The data:
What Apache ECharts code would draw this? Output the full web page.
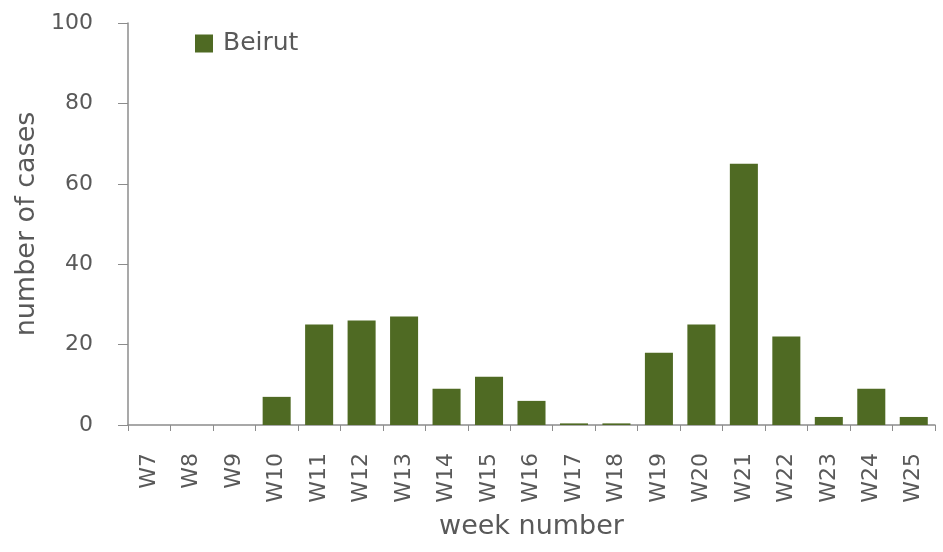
<!DOCTYPE html>
<html>
<head>
<meta charset="utf-8">
<script src="https://cdn.jsdelivr.net/npm/echarts@6/dist/echarts.min.js"></script>
<style>
html, body { margin: 0; padding: 0; background: #fff; }
#main { width: 943px; height: 552px; }
</style>
</head>
<body>
<div id="main"></div>
<script>
// weeks and counts
var weeks = ['W7', 'W8', 'W9', 'W10', 'W11', 'W12', 'W13', 'W14', 'W15', 'W16',
             'W17', 'W18', 'W19', 'W20', 'W21', 'W22', 'W23', 'W24', 'W25'];
var beirut = [0, 0, 0, 7, 25, 26, 27, 9, 12, 6, 0.4, 0.4, 18, 25, 65, 22, 2, 9, 2];
var yTicks = [0, 20, 40, 60, 80, 100];

var myChart = echarts.init(document.getElementById('main'));

var textColor = '#595959';
var axisColor = '#8c8c8c';
var font = 'DejaVu Sans';

myChart.setOption({
    animation: false,
    textStyle: { fontFamily: font },
    legend: {
        left: 190,
        top: 26,
        icon: 'rect',
        itemWidth: 18,
        itemHeight: 18,
        itemGap: 8,
        textStyle: { color: textColor, fontSize: 25, fontFamily: font, padding: [0, 0, 0, 5] },
        data: ['Beirut']
    },
    grid: { left: 128, right: 8, top: 23, bottom: 127, outerBoundsMode: 'none' },
    xAxis: {
        type: 'category',
        data: weeks,
        name: 'week number',
        nameLocation: 'middle',
        nameGap: 88,
        nameTextStyle: { color: textColor, fontSize: 27 },
        axisLine: { lineStyle: { color: axisColor, width: 1.5 } },
        axisTick: { show: true, length: 6, lineStyle: { color: axisColor } },
        axisLabel: { rotate: 90, color: textColor, fontSize: 22, margin: 28, interval: 0 }
    },
    yAxis: {
        type: 'value',
        min: 0,
        max: 100,
        interval: 20,
        name: 'number of cases',
        nameLocation: 'middle',
        nameGap: 86,
        nameTextStyle: { color: textColor, fontSize: 27 },
        splitLine: { show: false },
        axisLine: { show: true, lineStyle: { color: axisColor, width: 1.5 } },
        axisTick: { show: true, length: 10, inside: false, lineStyle: { color: axisColor } },
        axisLabel: {
            color: textColor, fontSize: 22, margin: 35,
            formatter: function (v) { return yTicks.indexOf(v) >= 0 ? String(v) : ''; }
        }
    },
    series: [{
        name: 'Beirut',
        type: 'bar',
        data: beirut,
        barCategoryGap: '34%',
        itemStyle: { color: '#4f6a23' }
    }]
});
</script>
</body>
</html>
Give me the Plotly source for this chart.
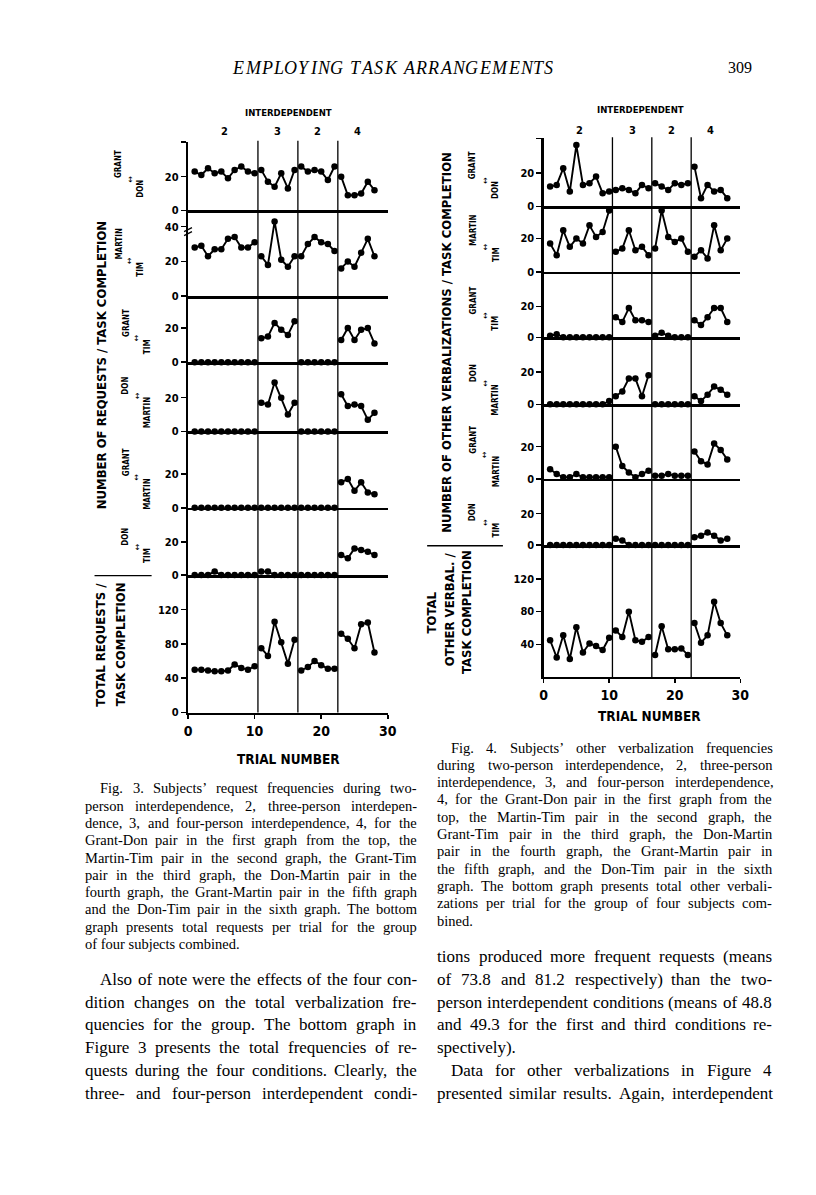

Exercise:
The word "this" appears in how many lines of the records? Give the number only.

Written response:
2